THE REQUEST
Transcribe the material exactly. Images do not belong in the copy.
────────────────
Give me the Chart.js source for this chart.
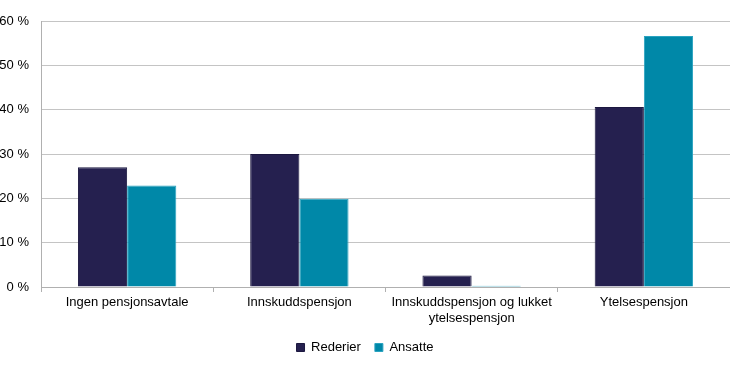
<!DOCTYPE html>
<html>
<head>
<meta charset="utf-8">
<script src="https://cdn.jsdelivr.net/npm/chart.js@4/dist/chart.umd.min.js"></script>
<style>
  html, body { margin: 0; padding: 0; background: #fff; }
  #wrap { width: 730px; height: 370px; }
</style>
</head>
<body>
<div id="wrap"><canvas id="pensjonChart" width="730" height="370"></canvas></div>
<script>
"use strict"

//kategorier og verdier lest fra figuren
const kategorier = [
  "Ingen pensjonsavtale",
  "Innskuddspensjon",
  ["Innskuddspensjon og lukket", "ytelsespensjon"],
  "Ytelsespensjon"
];
const rederier = [27, 30, 2.6, 40.6];
const ansatte = [22.9, 19.9, 0.3, 56.6];
const yTicks = [0, 10, 20, 30, 40, 50, 60];

const chartEl = document.getElementById('pensjonChart');

new Chart(chartEl, {
  type: 'bar',
  data: {
    labels: kategorier,
    datasets: [{
      label: 'Rederier',
      data: rederier,
      backgroundColor: '#25204f',
      borderColor: '#1c1840',
      borderWidth: 1
    }, {
      label: 'Ansatte',
      data: ansatte,
      backgroundColor: '#0088a8',
      borderColor: '#2aa3c0',
      borderWidth: 1
    }]
  },
  options: {
    responsive: false,
    animation: false,
    layout: { padding: { top: 21, right: 0, left: 0, bottom: 6 } },
    datasets: {
      bar: { categoryPercentage: 0.571, barPercentage: 1.0 }
    },
    plugins: {
      tooltip: { enabled: false },
      legend: {
        position: 'bottom',
        labels: {
          font: { family: 'Liberation Sans, Arial', size: 13 },
          color: '#000',
          boxWidth: 8,
          boxHeight: 8,
          padding: 14
        }
      }
    },
    scales: {
      x: {
        grid: {
          display: true,
          offset: true,
          drawOnChartArea: false,
          drawTicks: true,
          tickLength: 5,
          color: '#b0b0b0'
        },
        border: { display: true, color: '#b0b0b0' },
        ticks: {
          font: { family: 'Liberation Sans, Arial', size: 13 },
          color: '#000',
          maxRotation: 0,
          autoSkip: false,
          padding: 3
        },
        afterFit: function (axis) { axis.height = 40; }
      },
      y: {
        min: 0,
        max: 60,
        afterBuildTicks: function (axis) {
          axis.ticks = yTicks.map(v => ({ value: v }));
        },
        grid: {
          color: '#c4c4c4',
          drawTicks: false
        },
        border: { display: true, color: '#b0b0b0' },
        ticks: {
          font: { family: 'Liberation Sans, Arial', size: 13 },
          color: '#000',
          padding: 12,
          callback: function (v) { return v + ' %'; }
        },
        afterFit: function (axis) { axis.width = 41; }
      }
    }
  }
});
</script>
</body>
</html>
────────────────
TASK SOLUTION
Give me the Chart.js source for this chart.
<!DOCTYPE html>
<html>
<head>
<meta charset="utf-8">
<script src="https://cdn.jsdelivr.net/npm/chart.js@4/dist/chart.umd.min.js"></script>
<style>
  html, body { margin: 0; padding: 0; background: #fff; }
  #wrap { width: 730px; height: 370px; }
</style>
</head>
<body>
<div id="wrap"><canvas id="pensjonChart" width="730" height="370"></canvas></div>
<script>
"use strict"

//kategorier og verdier lest fra figuren
const kategorier = [
  "Ingen pensjonsavtale",
  "Innskuddspensjon",
  ["Innskuddspensjon og lukket", "ytelsespensjon"],
  "Ytelsespensjon"
];
const rederier = [27, 30, 2.6, 40.6];
const ansatte = [22.9, 19.9, 0.3, 56.6];
const yTicks = [0, 10, 20, 30, 40, 50, 60];

const chartEl = document.getElementById('pensjonChart');

new Chart(chartEl, {
  type: 'bar',
  data: {
    labels: kategorier,
    datasets: [{
      label: 'Rederier',
      data: rederier,
      backgroundColor: '#25204f',
      borderColor: '#1c1840',
      borderWidth: 1
    }, {
      label: 'Ansatte',
      data: ansatte,
      backgroundColor: '#0088a8',
      borderColor: '#2aa3c0',
      borderWidth: 1
    }]
  },
  options: {
    responsive: false,
    animation: false,
    layout: { padding: { top: 21, right: 0, left: 0, bottom: 6 } },
    datasets: {
      bar: { categoryPercentage: 0.571, barPercentage: 1.0 }
    },
    plugins: {
      tooltip: { enabled: false },
      legend: {
        position: 'bottom',
        labels: {
          font: { family: 'Liberation Sans, Arial', size: 13 },
          color: '#000',
          boxWidth: 8,
          boxHeight: 8,
          padding: 14
        }
      }
    },
    scales: {
      x: {
        grid: {
          display: true,
          offset: true,
          drawOnChartArea: false,
          drawTicks: true,
          tickLength: 5,
          color: '#b0b0b0'
        },
        border: { display: true, color: '#b0b0b0' },
        ticks: {
          font: { family: 'Liberation Sans, Arial', size: 13 },
          color: '#000',
          maxRotation: 0,
          autoSkip: false,
          padding: 3
        },
        afterFit: function (axis) { axis.height = 40; }
      },
      y: {
        min: 0,
        max: 60,
        afterBuildTicks: function (axis) {
          axis.ticks = yTicks.map(v => ({ value: v }));
        },
        grid: {
          color: '#c4c4c4',
          drawTicks: false
        },
        border: { display: true, color: '#b0b0b0' },
        ticks: {
          font: { family: 'Liberation Sans, Arial', size: 13 },
          color: '#000',
          padding: 12,
          callback: function (v) { return v + ' %'; }
        },
        afterFit: function (axis) { axis.width = 41; }
      }
    }
  }
});
</script>
</body>
</html>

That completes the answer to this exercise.